Images: The original Winnipeg Convention Centre and the recent RBC Convention Centre redevelopment and expansion
“Everybody was engaged,” recounts Eastwood. “Izzie (Coop), Morley (Blankstein) and Al (Hanna) taught me how to communicate with people, work as a team with respect and professionalism. They ingrained in me the importance of being straightforward and truthful with clients and projects. Integrity in our design and our business relations continues to be an essential part of how we work at Number TEN.”
By the 1980’s, Eastwood was working full time as a project architect with Number TEN. His first major project was the Manitoba Law Courts – at the time the largest capital building project undertaken by the Province of Manitoba. “We had a great team of designers, technologists and senior project architects,” says Eastwood. “To be able to come fresh out of university and play a significant role in a project of this magnitude and complexity was a real honour.”
Images: Manitoba Provincial Law Courts
By 1985, Eastwood was appointed partner. For the next 31 years he would go on to lead a variety of innovative, enduring projects that are still considered to be some of the best ever produced by the firm. “There are so many memorable projects, but the most memorable for me would have to be Oak Hammock Marsh (Duck’s Unlimited National Headquarters) in 1990. We teamed up with Gary Hilderman (HTFC Planning and Design) and a whole team of engineers that were focused on sustainable design at the highest level at that time.” The project incorporated a unique curved-masonry architectural form with an extensive green roof planted with native prairie grasses. It would later go on to win the first ever International Green Roof Award of Excellence in 2003, as well as recognition as one of the top five world ecotourism sites.

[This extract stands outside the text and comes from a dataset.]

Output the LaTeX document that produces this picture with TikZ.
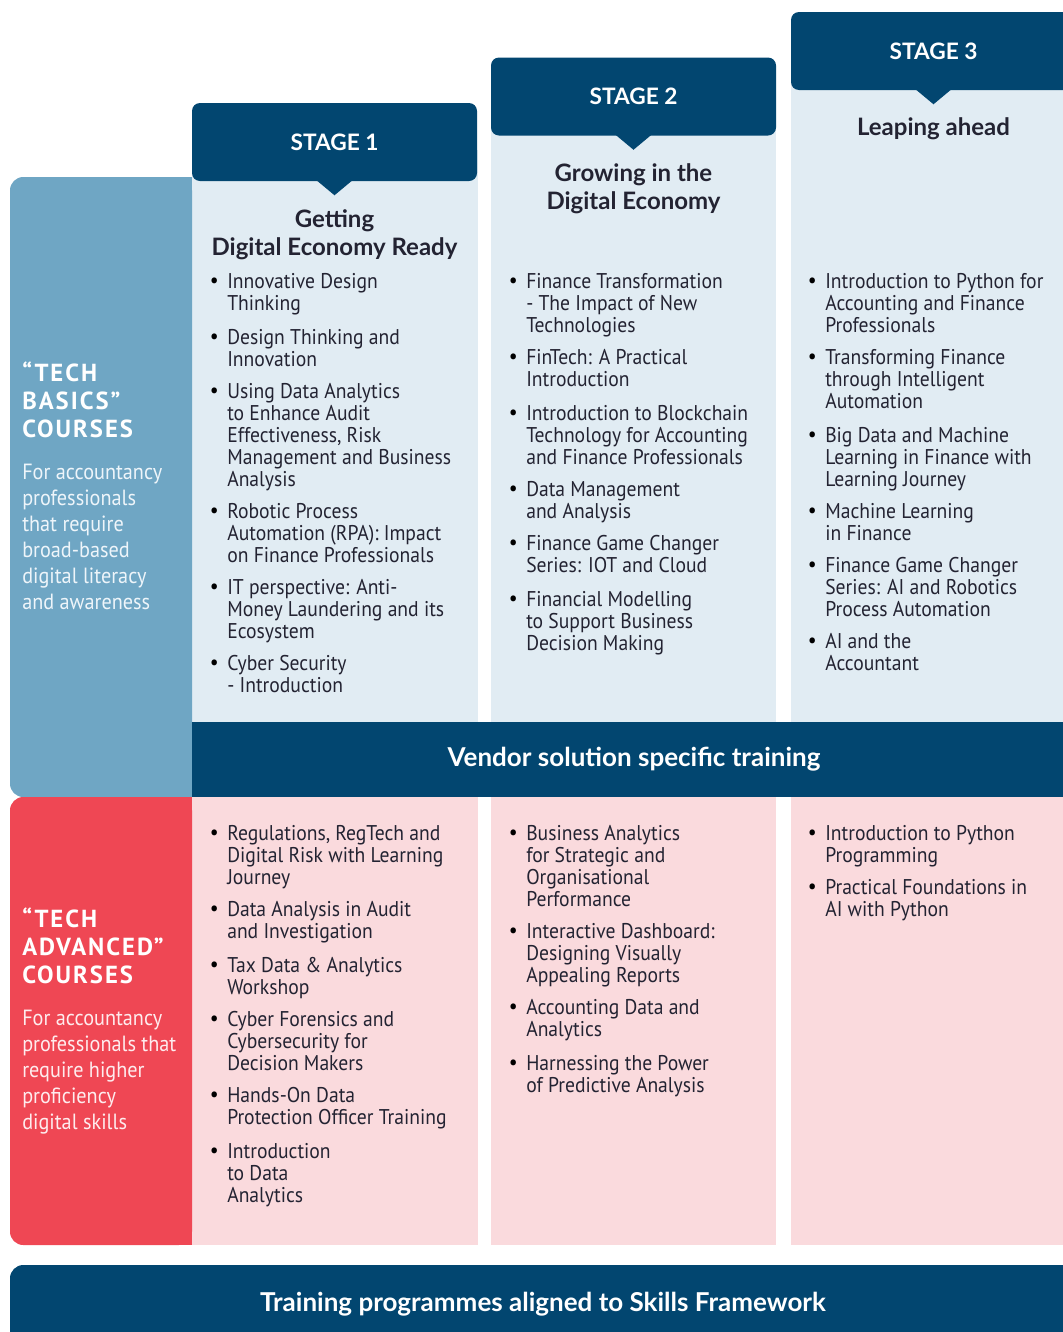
\documentclass[tikz,border=0pt]{standalone}
\usepackage{fontspec}
\setmainfont{PT Sans}
\newfontfamily\headfont{Lato}
\newfontfamily\narrowfont{PT Sans}[FakeStretch=0.92]
\newfontfamily\tagfont{PT Sans}[LetterSpace=8.0]

\definecolor{navy}{RGB}{2,70,112}
\definecolor{basicsblue}{RGB}{111,166,196}
\definecolor{paleblue}{RGB}{225,236,243}
\definecolor{advred}{RGB}{239,71,84}
\definecolor{palepink}{RGB}{250,218,221}
\definecolor{ink}{RGB}{35,35,50}
\definecolor{basicsnote}{RGB}{238,245,250}
\definecolor{advnote}{RGB}{254,236,238}

\tikzset{
  stagehead/.style={fill=navy, text=white, rounded corners=6pt, minimum width=213.75pt,
    minimum height=58.5pt, font=\headfont\bfseries\fontsize{17}{20}\selectfont},
  stagetitle/.style={align=center, inner sep=0pt, text=ink,
    font=\headfont\bfseries\fontsize{18}{21}\selectfont},
  bulletmark/.style={anchor=north east, inner sep=0pt, xshift=-6pt, text height=11pt,
    text depth=0pt, font=\narrowfont\fontsize{16}{16.5}\selectfont},
  course/.style={anchor=north west, align=left, inner sep=0pt, text=ink,
    font=\narrowfont\fontsize{16}{16.5}\selectfont, label={[bulletmark]north west:\textbullet}},
  band/.style={fill=navy, text=white, font=\headfont\bfseries\fontsize{19.5}{22}\selectfont},
  tiertitle/.style={anchor=north west, align=left, inner sep=0pt, text=white,
    font=\tagfont\bfseries\fontsize{18.5}{21}\selectfont},
  tiernote/.style={anchor=north west, align=left, inner sep=0pt,
    font=\narrowfont\fontsize{16.5}{19.5}\selectfont},
}

\begin{document}
\begin{tikzpicture}[x=0.75pt,y=-0.75pt]
  \useasboundingbox (0,0) rectangle (1063,1332);
  \clip (0,0) rectangle (1063,1332);

  % columns
  \fill[paleblue] (192,150) rectangle (478,722);
  \fill[paleblue] (491,100) rectangle (776,722);
  \fill[paleblue] (791,50) rectangle (1076,722);
  \fill[palepink] (192,797) rectangle (478,1245);
  \fill[palepink] (491,797) rectangle (776,1245);
  \fill[palepink] (791,797) rectangle (1076,1245);

  % tier panels on the left
  \fill[basicsblue, rounded corners=10pt] (10,177) rectangle (192,797);
  \fill[basicsblue] (100,177) rectangle (192,797);
  \fill[advred, rounded corners=10pt] (10,797) rectangle (192,1245);
  \fill[advred] (100,797) rectangle (192,1245);

  % stage headers
  \node[stagehead] (s1) at (334.5,142) {STAGE 1};
  \node[stagehead] (s2) at (633.5,96.5) {STAGE 2};
  \node[stagehead] (s3) at (933.5,51) {STAGE 3};
  \fill[navy] (s1.south) ++(-18,-1) -- ++(18,15) -- ++(18,-15) -- cycle;
  \fill[navy] (s2.south) ++(-18,-1) -- ++(18,15) -- ++(18,-15) -- cycle;
  \fill[navy] (s3.south) ++(-18,-1) -- ++(18,15) -- ++(18,-15) -- cycle;

  \node[stagetitle] (t1) at (334.5,235) {Getting\\Digital Economy Ready};
  \node[stagetitle] (t2) at (633.5,189) {Growing in the\\Digital Economy};
  \node[stagetitle] (t3) at (933.5,129) {Leaping ahead};

  % tech basics
  \node[tiertitle] (basics) at (22,362) {“TECH\\BASICS”\\COURSES};
  \node[tiernote, text=basicsnote] (basicsnote) at (22,464)
    {For accountancy\\professionals\\that require\\broad-based\\digital literacy\\and awareness};

  \foreach \ty/\tx [count=\k] in {
      282/{Innovative Design\\Thinking},
      338/{Design Thinking and\\Innovation},
      392/{Using Data Analytics\\to Enhance Audit\\Effectiveness, Risk\\Management and Business\\Analysis},
      512/{Robotic Process\\Automation (RPA): Impact\\on Finance Professionals},
      588/{IT perspective: Anti-\\Money Laundering and its\\Ecosystem},
      664/{Cyber Security\\- Introduction}}
    \node[course] (ba1-\k) at (227,\ty-9) {\tx};

  \foreach \ty/\tx [count=\k] in {
      282/{Finance Transformation\\- The Impact of New\\Technologies},
      358/{FinTech: A Practical\\Introduction},
      414/{Introduction to Blockchain\\Technology for Accounting\\and Finance Professionals},
      490/{Data Management\\and Analysis},
      544/{Finance Game Changer\\Series: IOT and Cloud},
      600/{Financial Modelling\\to Support Business\\Decision Making}}
    \node[course] (ba2-\k) at (526,\ty-9) {\tx};

  \foreach \ty/\tx [count=\k] in {
      282/{Introduction to Python for\\Accounting and Finance\\Professionals},
      358/{Transforming Finance\\through Intelligent\\Automation},
      436/{Big Data and Machine\\Learning in Finance with\\Learning Journey},
      512/{Machine Learning\\in Finance},
      566/{Finance Game Changer\\Series: AI and Robotics\\Process Automation},
      642/{AI and the\\Accountant}}
    \node[course] (ba3-\k) at (825,\ty-9) {\tx};

  % vendor band
  \node[band, minimum width=663pt, minimum height=56.25pt] (vendor) at (634,759.5)
    {Vendor solution specific training};

  % tech advanced
  \node[tiertitle] (advanced) at (22,908) {“TECH\\ADVANCED”\\COURSES};
  \node[tiernote, text=advnote] (advnote) at (22,1010)
    {For accountancy\\professionals that\\require higher\\proficiency\\digital skills};

  \foreach \ty/\tx [count=\k] in {
      834/{Regulations, RegTech and\\Digital Risk with Learning\\Journey},
      910/{Data Analysis in Audit\\and Investigation},
      966/{Tax Data \& Analytics\\Workshop},
      1020/{Cyber Forensics and\\Cybersecurity for\\Decision Makers},
      1096/{Hands-On Data\\Protection Officer Training},
      1152/{Introduction\\to Data\\Analytics}}
    \node[course] (ad1-\k) at (227,\ty-9) {\tx};

  \foreach \ty/\tx [count=\k] in {
      834/{Business Analytics\\for Strategic and\\Organisational\\Performance},
      932/{Interactive Dashboard:\\Designing Visually\\Appealing Reports},
      1008/{Accounting Data and\\Analytics},
      1064/{Harnessing the Power\\of Predictive Analysis}}
    \node[course] (ad2-\k) at (526,\ty-9) {\tx};

  \foreach \ty/\tx [count=\k] in {
      834/{Introduction to Python\\Programming},
      888/{Practical Foundations in\\AI with Python}}
    \node[course] (ad3-\k) at (825,\ty-9) {\tx};

  % skills framework band
  \node[band, rounded corners=10pt, minimum width=799.5pt, minimum height=58.5pt] (skills)
    at (543,1304) {Training programmes aligned to Skills Framework};
\end{tikzpicture}
\end{document}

Images: Duck's Unlimited Headquarters and Conservation Centre
Eastwood went on to lend his talents to many more notable projects, including the Brandon Regional Health Centre and Westman Lab redevelopment, the Misericordia Health Centre Phase 1 redevelopment, Nunavut Justice Centre, the Downtown Walkway System, the historic National Bank Building redevelopment, the new RBC Winnipeg Convention Centre expansion, and various projects for St. Amant to name a few.
Images, clockwise from top: Misericordia Health Centre Phase I | Nunavut Justice Centre | St. Amant | RBC Convention Centre Redevelopment
Perhaps the largest profile and most rewarding of all was MTS Centre, a building that would eventually attract NHL hockey back to Winnipeg – along with a steady stream of world famous music and performance acts which in the past would have bypassed the city. “Number TEN was brought in by True North Sports and Entertainment in the design development phase, to replace the original associate architect when numerous challenges began to put the project in jeopardy,” says Eastwood. “Our role was to work with True North and prime consultant Sink Combs Dethlefs to bring the project back on track and support the project approval process. We managed to deliver it on-time and on-budget, and it was an incredibly rewarding experience.”
Images: MTS Centre
In his new role as senior advisor, Eastwood plans on continuing to support the firm and to work with existing clients such as Misericordia Health Centre, and complete projects in development such as the Roslyn Road Apartments in Winnipeg. He will also be working closely with Number TEN’s Victoria office to support a slate of seniors’ living projects throughout Western Canada.